↓
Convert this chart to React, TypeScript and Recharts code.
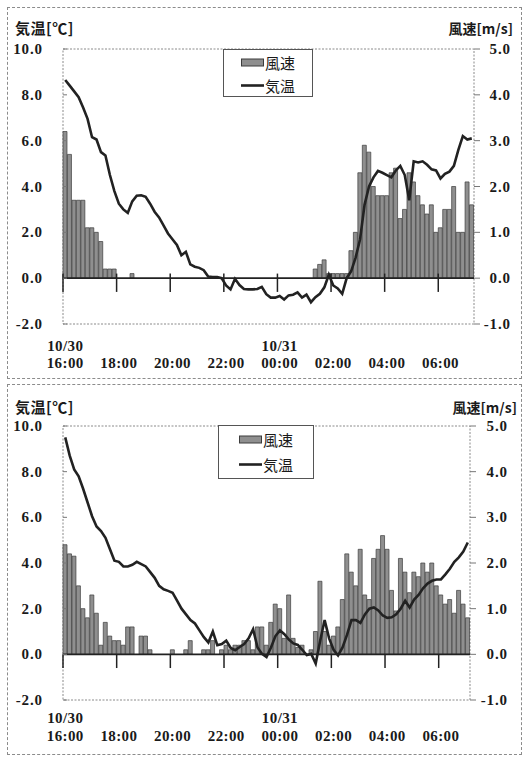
import React from 'react';
import {
  ComposedChart,
  Bar,
  Line,
  XAxis,
  YAxis,
  ReferenceLine,
  ReferenceArea,
  Legend,
} from 'recharts';

// ---- categories (10-minute steps, 10/30 16:00 -> 10/31 07:10) ----
const TIMES = [
  '16:00', '16:10', '16:20', '16:30', '16:40', '16:50',
  '17:00', '17:10', '17:20', '17:30', '17:40', '17:50',
  '18:00', '18:10', '18:20', '18:30', '18:40', '18:50',
  '19:00', '19:10', '19:20', '19:30', '19:40', '19:50',
  '20:00', '20:10', '20:20', '20:30', '20:40', '20:50',
  '21:00', '21:10', '21:20', '21:30', '21:40', '21:50',
  '22:00', '22:10', '22:20', '22:30', '22:40', '22:50',
  '23:00', '23:10', '23:20', '23:30', '23:40', '23:50',
  '00:00', '00:10', '00:20', '00:30', '00:40', '00:50',
  '01:00', '01:10', '01:20', '01:30', '01:40', '01:50',
  '02:00', '02:10', '02:20', '02:30', '02:40', '02:50',
  '03:00', '03:10', '03:20', '03:30', '03:40', '03:50',
  '04:00', '04:10', '04:20', '04:30', '04:40', '04:50',
  '05:00', '05:10', '05:20', '05:30', '05:40', '05:50',
  '06:00', '06:10', '06:20', '06:30', '06:40', '06:50',
  '07:00', '07:10',
];
const TICK_TIMES = ['16:00', '18:00', '20:00', '22:00', '00:00', '02:00', '04:00', '06:00'];
const DATE_LABELS: Record<string, string> = { '16:00': '10/30', '00:00': '10/31' };
const TEMP_TICKS = [-2, 0, 2, 4, 6, 8, 10];
const WIND_TICKS = [-1, 0, 1, 2, 3, 4, 5];

// ---- top chart ----
const TOP_WIND = [
  3.2, 2.7, 1.7, 1.7, 1.7, 1.1, 1.1, 1.0, 0.8, 0.2,
  0.2, 0.2, 0, 0, 0, 0.1, 0, 0, 0, 0,
  0, 0, 0, 0, 0, 0, 0, 0, 0, 0,
  0, 0, 0, 0, 0, 0, 0, 0, 0, 0,
  0, 0, 0, 0, 0, 0, 0, 0, 0, 0,
  0, 0, 0, 0, 0, 0, 0.2, 0.3, 0.4, 0.1,
  0.1, 0.1, 0.1, 0.1, 0.6, 1.0, 2.3, 2.9, 2.75, 2.0,
  1.8, 1.8, 1.8, 2.3, 2.4, 1.3, 1.5, 2.3, 2.1, 1.8,
  1.6, 1.4, 1.6, 1.0, 1.1, 1.5, 1.5, 2.0, 1.0, 1.0,
  2.1, 1.6,
];
const TOP_TEMP = [
  8.65, 8.4, 8.15, 7.9, 7.45, 6.95, 6.15, 6.05, 5.5, 5.35,
  4.5, 3.8, 3.25, 3.0, 2.85, 3.35, 3.6, 3.62, 3.55, 3.25,
  2.9, 2.65, 2.3, 1.95, 1.7, 1.45, 1.0, 1.15, 0.6, 0.5,
  0.45, 0.35, 0.07, 0.05, 0.05, 0.0, -0.32, -0.49, -0.03, -0.3,
  -0.47, -0.49, -0.49, -0.47, -0.38, -0.7, -0.85, -0.85, -0.78, -0.93,
  -0.75, -0.72, -0.62, -0.85, -0.72, -1.05, -0.83, -0.68, -0.4, 0.15,
  -0.32, -0.45, -0.68, 0.0, 0.3, 0.9, 1.7, 3.2, 4.0, 4.4,
  4.68, 4.6, 4.5, 4.4, 4.7, 4.9, 4.5, 3.4, 5.1, 5.05,
  5.1, 4.95, 4.75, 4.7, 4.35, 4.55, 4.65, 4.9, 5.6, 6.2,
  6.05, 6.1,
];

// ---- bottom chart ----
const BOTTOM_WIND = [
  2.4, 2.2, 2.15, 1.5, 1.0, 0.8, 1.3, 0.9, 0.2, 0.7,
  0.4, 0.3, 0.3, 0.2, 0.6, 0.6, 0, 0.4, 0.4, 0.1,
  0, 0, 0, 0, 0.1, 0, 0, 0.1, 0.3, 0,
  0, 0.1, 0.1, 0.3, 0, 0.1, 0.2, 0.1, 0.2, 0.2,
  0.3, 0.3, 0.1, 0.6, 0.6, 0.2, 0.7, 1.1, 1.0, 0.35,
  1.3, 0.35, 0.15, 0.2, 0, 0.1, 0.5, 1.6, 0.5, 0.2,
  0.4, 0.6, 1.2, 2.2, 1.8, 1.5, 2.3, 1.3, 1.2, 2.1,
  2.3, 2.6, 2.3, 1.4, 0.95, 2.1, 1.8, 1.35, 1.8, 1.7,
  2.0, 1.8, 2.0, 1.5, 1.3, 1.1, 1.2, 0.9, 1.4, 1.1,
  0.8,
];
const BOTTOM_TEMP = [
  9.5, 8.7, 8.1, 7.8, 7.25, 6.65, 6.05, 5.6, 5.4, 5.1,
  4.6, 4.1, 4.05, 3.85, 3.85, 3.92, 4.05, 3.95, 3.85, 3.6,
  3.35, 3.0, 2.85, 2.78, 2.7, 2.35, 2.0, 1.75, 1.5, 1.35,
  1.05, 0.75, 0.52, 1.0, 0.4, 0.45, 0.6, 0.28, 0.18, 0.32,
  0.45, 0.7, 1.1, 0.3, 0.02, -0.12, 0.3, 0.8, 1.05, 0.88,
  0.65, 0.48, 0.41, 0.2, -0.03, 0.02, -0.4, 0.6, 1.5, 0.7,
  0.2, -0.05, 0.3, 0.85, 1.5, 1.5, 1.38, 1.75, 2.0, 2.05,
  1.92, 1.7, 1.6, 1.62, 1.75, 2.0, 2.35, 2.05, 2.4, 2.6,
  2.89, 3.1, 3.22, 3.28, 3.28, 3.5, 3.75, 4.05, 4.25, 4.5,
  4.9,
];

const WIND_NAME = '風速';
const TEMP_NAME = '気温';
const LEFT_TITLE = '気温[℃]';
const RIGHT_TITLE = '風速[m/s]';

const SERIF = '"Liberation Serif", "DejaVu Serif", serif';
const CJK = '"Noto Sans CJK JP", "Noto Sans CJK SC", sans-serif';
const INK = '#1a1a1a';
const BAR_FILL = '#8f8f8f';
const BAR_STROKE = '#3c3c3c';
const LINE_COLOR = '#222222';

function buildRows(wind: number[], temp: number[]) {
  return wind.map((w, i) => ({ t: TIMES[i], wind: w, temp: temp[i] }));
}

const numStyle = {
  fontFamily: SERIF,
  fontSize: 15,
  fontWeight: 700,
  fill: INK,
};

const YTick = (props: any) => {
  const { x, y, payload } = props;
  return (
    <text x={x} y={y} dy={5} textAnchor="end" style={{ ...numStyle, letterSpacing: 0.9 }}>
      {Number(payload.value).toFixed(1)}
    </text>
  );
};

const makeXTick = (dateDy: number, timeDy: number) => (props: any) => {
  const { x, y, payload } = props;
  const date = DATE_LABELS[payload.value];
  const st = { ...numStyle, letterSpacing: 0.4 };
  return (
    <g>
      {date ? (
        <text x={x} y={y + dateDy} textAnchor="middle" style={st}>
          {date}
        </text>
      ) : null}
      <text x={x} y={y + timeDy} textAnchor="middle" style={st}>
        {payload.value}
      </text>
    </g>
  );
};

type LegendGeom = { left: number; top: number; w: number; h: number; rowH: number; padTop: number; padLeft: number };

const makeLegend = (g: LegendGeom) => (props: any) => {
  const payload = [...(props.payload || [])].sort(
    (a: any, b: any) => (a.type === 'rect' ? 0 : 1) - (b.type === 'rect' ? 0 : 1),
  );
  return (
    <div
      style={{
        width: g.w,
        height: g.h,
        boxSizing: 'border-box',
        border: '1px solid #555',
        background: '#fff',
        paddingTop: g.padTop,
        paddingLeft: g.padLeft,
      }}
    >
      {payload.map((item: any) => (
        <div key={item.value} style={{ display: 'flex', alignItems: 'center', height: g.rowH }}>
          <svg width={23} height={9} style={{ display: 'block' }}>
            {item.type === 'line' ? (
              <line x1={0} y1={4.5} x2={23} y2={4.5} stroke={LINE_COLOR} strokeWidth={2.6} />
            ) : (
              <rect x={0.5} y={1} width={22} height={7} fill={BAR_FILL} stroke={BAR_STROKE} strokeWidth={1} />
            )}
          </svg>
          <span
            style={{
              fontFamily: CJK,
              fontSize: 15,
              lineHeight: '15px',
              color: INK,
              marginLeft: 1,
            }}
          >
            {item.value}
          </span>
        </div>
      ))}
    </div>
  );
};

type Spec = {
  wind: number[];
  temp: number[];
  left: number;
  top: number;
  width: number;
  height: number;
  marginTop: number;
  xAxisHeight: number;
  leftWidth: number;
  rightWidth: number;
  rightTickMargin: number;
  dateDy: number;
  timeDy: number;
  tickUp: number;
  legend: LegendGeom;
  titleCenterY: number;
  rightTitleEnd: number;
};

const Panel = ({ s }: { s: Spec }) => {
  const data = buildRows(s.wind, s.temp);
  return (
    <>
      <div
        style={{
          position: 'absolute',
          left: s.left,
          top: s.top,
          width: s.width,
          height: s.height,
          boxSizing: 'border-box',
          border: '1px dashed #8c8c8c',
        }}
      />
      <div
        style={{
          position: 'absolute',
          left: 15,
          top: s.titleCenterY - 9,
          fontFamily: CJK,
          fontWeight: 700,
          fontSize: 15,
          lineHeight: '18px',
          letterSpacing: 0.5,
          color: INK,
          whiteSpace: 'nowrap',
        }}
      >
        {LEFT_TITLE}
      </div>
      <div
        style={{
          position: 'absolute',
          right: 525 - s.rightTitleEnd,
          top: s.titleCenterY - 9,
          fontFamily: CJK,
          fontWeight: 700,
          fontSize: 14,
          lineHeight: '18px',
          color: INK,
          whiteSpace: 'nowrap',
          textAlign: 'right',
        }}
      >
        {RIGHT_TITLE}
      </div>
      <div style={{ position: 'absolute', left: s.left, top: s.top, width: s.width, height: s.height }}>
        <ComposedChart
          width={s.width}
          height={s.height}
          data={data}
          margin={{ top: s.marginTop, right: 0, bottom: 0, left: 0 }}
          barCategoryGap={0}
          barGap={0}
        >
          <XAxis
            dataKey="t"
            ticks={TICK_TIMES}
            interval={0}
            axisLine={false}
            tickLine={false}
            tickSize={0}
            tickMargin={0}
            height={s.xAxisHeight}
            tick={makeXTick(s.dateDy, s.timeDy)}
          />
          <YAxis
            yAxisId="left"
            domain={[-2, 10]}
            ticks={TEMP_TICKS}
            allowDataOverflow
            width={s.leftWidth}
            axisLine={false}
            tickLine={{ stroke: '#777' }}
            tickSize={-4}
            tickMargin={24}
            tick={YTick}
          />
          <YAxis
            yAxisId="right"
            orientation="right"
            domain={[-1, 5]}
            ticks={WIND_TICKS}
            allowDataOverflow
            width={s.rightWidth}
            axisLine={false}
            tickLine={{ stroke: '#777' }}
            tickSize={6}
            tickMargin={s.rightTickMargin}
            tick={YTick}
          />
          <ReferenceArea
            yAxisId="left"
            y1={-2}
            y2={10}
            fill="none"
            fillOpacity={0}
            stroke="#8a8a8a"
            strokeDasharray="2 1.5"
            ifOverflow="visible"
          />
          <Bar
            yAxisId="right"
            dataKey="wind"
            name={WIND_NAME}
            fill={BAR_FILL}
            stroke={BAR_STROKE}
            strokeWidth={0.7}
            isAnimationActive={false}
          />
          <ReferenceLine yAxisId="left" y={0} stroke="#222" strokeWidth={1.6} />
          {TICK_TIMES.map((t) => (
            <ReferenceLine
              key={t}
              yAxisId="left"
              position="start"
              segment={[
                { x: t, y: s.tickUp },
                { x: t, y: -0.6 },
              ]}
              stroke="#222"
              strokeWidth={1.5}
            />
          ))}
          <Line
            yAxisId="left"
            dataKey="temp"
            name={TEMP_NAME}
            type="linear"
            stroke={LINE_COLOR}
            strokeWidth={2.6}
            dot={false}
            activeDot={false}
            isAnimationActive={false}
          />
          <Legend
            layout="vertical"
            align="center"
            verticalAlign="middle"
            content={makeLegend(s.legend)}
            wrapperStyle={{ left: s.legend.left, top: s.legend.top, width: s.legend.w, height: s.legend.h }}
          />
        </ComposedChart>
      </div>
    </>
  );
};

const TOP_SPEC: Spec = {
  wind: TOP_WIND,
  temp: TOP_TEMP,
  left: 7,
  top: 7,
  width: 515,
  height: 372,
  marginTop: 42,
  xAxisHeight: 55,
  leftWidth: 56,
  rightWidth: 48,
  rightTickMargin: 31,
  dateDy: 27,
  timeDy: 44,
  tickUp: 0.2,
  legend: { left: 216, top: 42, w: 90, h: 48, rowH: 23, padTop: 1, padLeft: 17 },
  titleCenterY: 27.5,
  rightTitleEnd: 513,
};

const BOTTOM_SPEC: Spec = {
  wind: BOTTOM_WIND,
  temp: BOTTOM_TEMP,
  left: 7,
  top: 384,
  width: 515,
  height: 371,
  marginTop: 42,
  xAxisHeight: 55,
  leftWidth: 56,
  rightWidth: 52,
  rightTickMargin: 32,
  dateDy: 23,
  timeDy: 41,
  tickUp: 0,
  legend: { left: 211, top: 41, w: 96, h: 54, rowH: 24.5, padTop: 1.5, padLeft: 20 },
  titleCenterY: 406.7,
  rightTitleEnd: 517,
};

export default function App() {
  return (
    <div style={{ position: 'absolute', left: 0, top: 0, width: 525, height: 757, background: '#fff' }}>
      <Panel s={TOP_SPEC} />
      <Panel s={BOTTOM_SPEC} />
    </div>
  );
}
↑
**Stated problem:** Leave out any pictures, please, and quote only the lines from the top of the data through the line that contains "const WIND_TICKS = [-1, 0, 1, 2, 3, 4, 5];".

**Written answer:**
Convert this chart to React, TypeScript and Recharts code.
import React from 'react';
import {
  ComposedChart,
  Bar,
  Line,
  XAxis,
  YAxis,
  ReferenceLine,
  ReferenceArea,
  Legend,
} from 'recharts';

// ---- categories (10-minute steps, 10/30 16:00 -> 10/31 07:10) ----
const TIMES = [
  '16:00', '16:10', '16:20', '16:30', '16:40', '16:50',
  '17:00', '17:10', '17:20', '17:30', '17:40', '17:50',
  '18:00', '18:10', '18:20', '18:30', '18:40', '18:50',
  '19:00', '19:10', '19:20', '19:30', '19:40', '19:50',
  '20:00', '20:10', '20:20', '20:30', '20:40', '20:50',
  '21:00', '21:10', '21:20', '21:30', '21:40', '21:50',
  '22:00', '22:10', '22:20', '22:30', '22:40', '22:50',
  '23:00', '23:10', '23:20', '23:30', '23:40', '23:50',
  '00:00', '00:10', '00:20', '00:30', '00:40', '00:50',
  '01:00', '01:10', '01:20', '01:30', '01:40', '01:50',
  '02:00', '02:10', '02:20', '02:30', '02:40', '02:50',
  '03:00', '03:10', '03:20', '03:30', '03:40', '03:50',
  '04:00', '04:10', '04:20', '04:30', '04:40', '04:50',
  '05:00', '05:10', '05:20', '05:30', '05:40', '05:50',
  '06:00', '06:10', '06:20', '06:30', '06:40', '06:50',
  '07:00', '07:10',
];
const TICK_TIMES = ['16:00', '18:00', '20:00', '22:00', '00:00', '02:00', '04:00', '06:00'];
const DATE_LABELS: Record<string, string> = { '16:00': '10/30', '00:00': '10/31' };
const TEMP_TICKS = [-2, 0, 2, 4, 6, 8, 10];
const WIND_TICKS = [-1, 0, 1, 2, 3, 4, 5];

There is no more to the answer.